Section 9201 of the Commercial Code begins as follows: “Except as otherwise provided by this code a security agreement is effective according to its terms between the parties, against purchasers of the collateral and against creditors.” (Italics added.)
Equity! T&O Mobile Homes, Inc. (T&O), a professional dealer in mobilehomes, paid $7,000 for a unit on which UCB, another pro, had loaned more than twice as much. If T&O had been charged with receiving stolen property, the disproportionately low price it paid for the mobilehome would have been evidence of guilty knowledge. (People v. Brumley (1966) 242 Cal.App.2d 124, 128 [51 Cal.Rptr. 131]; People v. Bartfeld (1962) 204 Cal.App.2d 701, 705 [22 Cal.Rptr. 618].) Undoubtedly it was only recognition of the doctrine of the “white heart and the empty head” (see Morgan v. Reasor (1968) 69 Cal.2d 881, 894, fn. 19 [73 Cal.Rptr. 398, 447 P.2d 638]) that made UCB stipulate that T&O had no actual— my emphasis—knowledge of UCB’s interest and would not have bought, had it known of it. It is, of course, true that section 1103 of the Commercial Code provides that, inter alia, principles of equity supplement its provisions, wherever the code is silent. The trouble is, however, that it is not silent on the point in issue here, but explicitly commands a result contrary to the majority.
Henceforth, unless otherwise indicated, all statutory references are to the Commercial Code.
Section 9204 sets forth the conditions which must be satisfied for a security interest to “attach.” Since it is clear that UCB’s interest had attached, the point need not be pursued.
General Motors Acceptance Corporation v. Hodge (Ky. 1972) 485 S.W.2d 894 is not to the contrary.
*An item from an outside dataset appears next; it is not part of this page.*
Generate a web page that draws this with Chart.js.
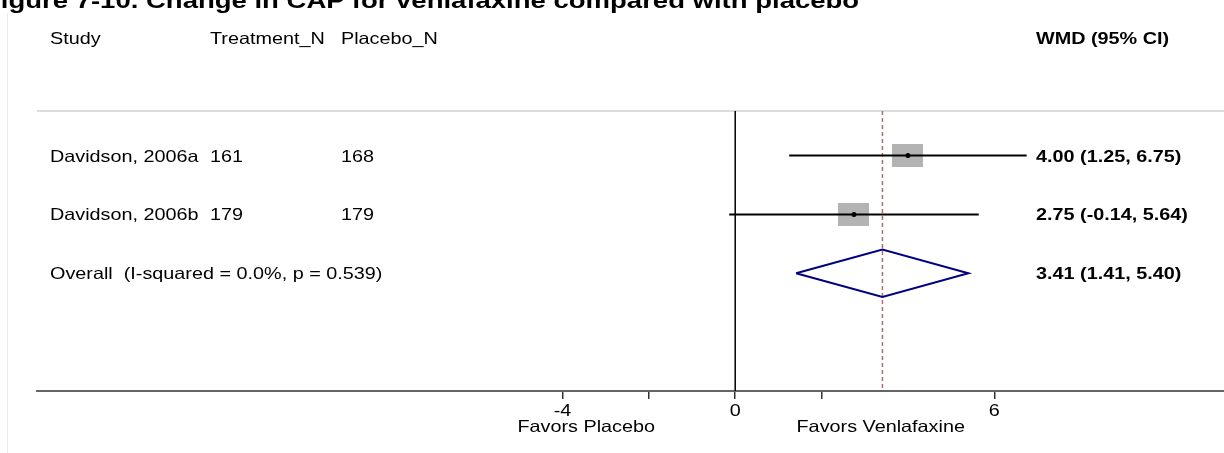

There the court interpreted a recently passed statute to require that a security interest be shown on the face of the certificate of registration before it was perfected. The statute was apparently passed in response to a contrary holding in Lincoln Bank & Trust Company v. Queenan (Ky. 1961) 344 S.W.2d 383. In the case at bar there is no question that under California law UCB had perfected its lien. (Veh. Code, § 6301.)
The applicable statutes there require not only that the instrument be filed with the recorder, but that, to give constructive notice, it be “recorded as prescribed by law.” (See Civ. Code, §§ 1170, 1213; Cady v. Purser (1901) 131 Cal. 552 [63 P. 844].) No comparable statute applies to this case.
Since, as I have tried to show, the majority seeks to solve this case without resort to the pertinent statutory law—the Commercial Code—it inevitably goes awry in several respects. Two examples are illustrative:
1. The majority states that the purpose of the provision of section 6301 of the Vehicle Code imparting constructive notice from the time of the secured party’s application for registration as legal owner is “primarily to establish priority among two or more competing lienholders . . . .” (Italics in original.) Section 6301 expressly states that the “rights of all persons ...” shall be subject to the Commercial Code. Does “all persons” not include buyers?
2. The majority labels as a “dubious proposition” UCB’s argument that it should prevail because T&O did not apply for a transfer to itself under section 5600 of the Vehicle Code. I agree that the argument is bad, but the criticism sounds strange in an opinion which relies on the real property recording acts by analogy: section 1214 of the Civil Code only protects subsequent purchasers “whose conveyance is first duly recorded.” The majority gets out of its dilemma by pointing out that, as a dealer, T&O did not have to comply with section 5600. Does this mean that the majority’s equitable rule protects professional dealers but leaves consumers to twist in the wind?